Orson Scott Card, the winner of the Hugo, Nebula and World Fantasy Awards for fiction, and Martin H. Greenberg, editor/author of over 100 different short story and novella anthologies, have teamed together to produce the Dercum Value Collections. Each volume in the series contains four ninety-minute cassettes, with six hours of some of the best stories in the genre, for under $20! These collections are not available in book form they were selected and recorded especially for Dercum Audio. The first of three fantasy value collections, this volume includes seven critically acclaimed authors and their stories read in their entirety. It includes such classics as Perpetuity Blues by Neal Barrett, Jr. and Maxie Silas by Augustine Funnell.
Orson Scott Card is an American writer known best for his science fiction works. He is (as of 2023) the only person to have won a Hugo Award and a Nebula Award in consecutive years, winning both awards for his novel Ender's Game (1985) and its sequel Speaker for the Dead (1986). A feature film adaptation of Ender's Game, which Card co-produced, was released in 2013. Card also wrote the Locus Fantasy Award-winning series The Tales of Alvin Maker (1987–2003). Card's fiction often features characters with exceptional gifts who make difficult choices with high stakes.
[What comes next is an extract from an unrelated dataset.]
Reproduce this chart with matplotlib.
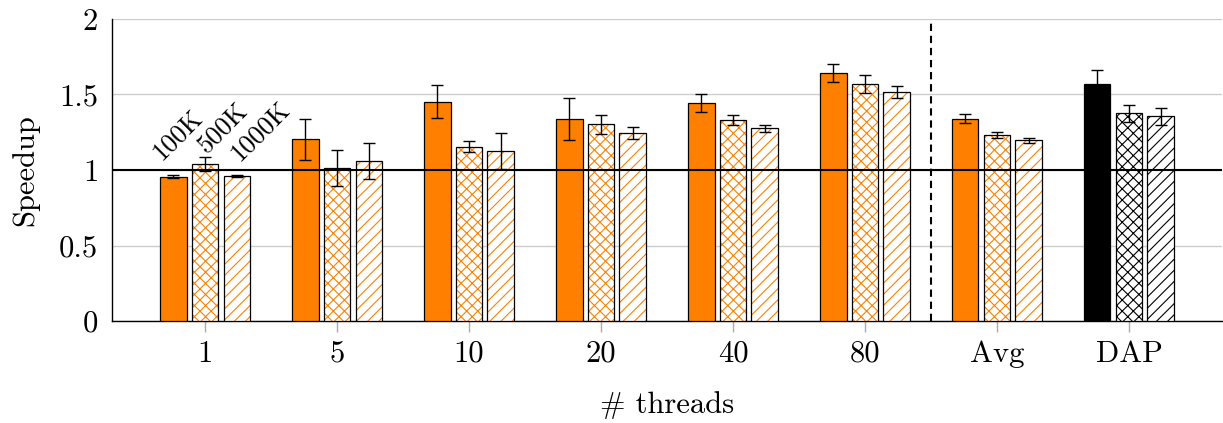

Card has also written political, religious, and social commentary in his columns and other writing; his opposition to homosexuality has provoked public criticism. Card, who is a great-great-grandson of Brigham Young, was born in Richland, Washington, and grew up in Utah and California. While he was a student at Brigham Young University (BYU), his plays were performed on stage. He served in Brazil as a missionary for the Church of Jesus Christ of Latter-day Saints (LDS Church) and headed a community theater for two summers. Card had 27 short stories published between 1978 and 1979, and he won the John W. Campbell Award for best new writer in 1978. He earned a master's degree in English from the University of Utah in 1981 and wrote novels in science fiction, fantasy, non-fiction, and historical fiction genres starting in 1979. Card continued to write prolifically, and he has published over 50 novels and 45 short stories. Card teaches English at Southern Virginia University; he has written two books on creative writing and serves as a judge in the Writers of the Future contest. He has taught many successful writers at his "literary boot camps". He remains a practicing member of the LDS Church and Mormon fiction writers Stephenie Meyer, Brandon Sanderson, and Dave Wolverton have cited his works as a major influence.
"The Best Fantasy Stories of the Year" was a short-lived anthology series exclusive to audio cassette, long out of print and next to impossible to find online. Recently, I had the pleasure of listening to an mp3 rip of their release for 1989. It was a great collection of stories, ranging from the dramatic story of a psychic running from love in "Prescience", to coming-of-age story of a young girl in "Jack Straw", to the bizarre detective story "A Dirge in Clowntown". I am still in debate over which was my favorite, which I suppose is the reason I enjoyed the anthology so much. My only issue was the audio quality, but even that was passable by the standards of recordings of the time. I really hope that Orson Scott Card and the other people involved in the series re-release the series thus allowing a new generation of readers to listen to such wonderful tales.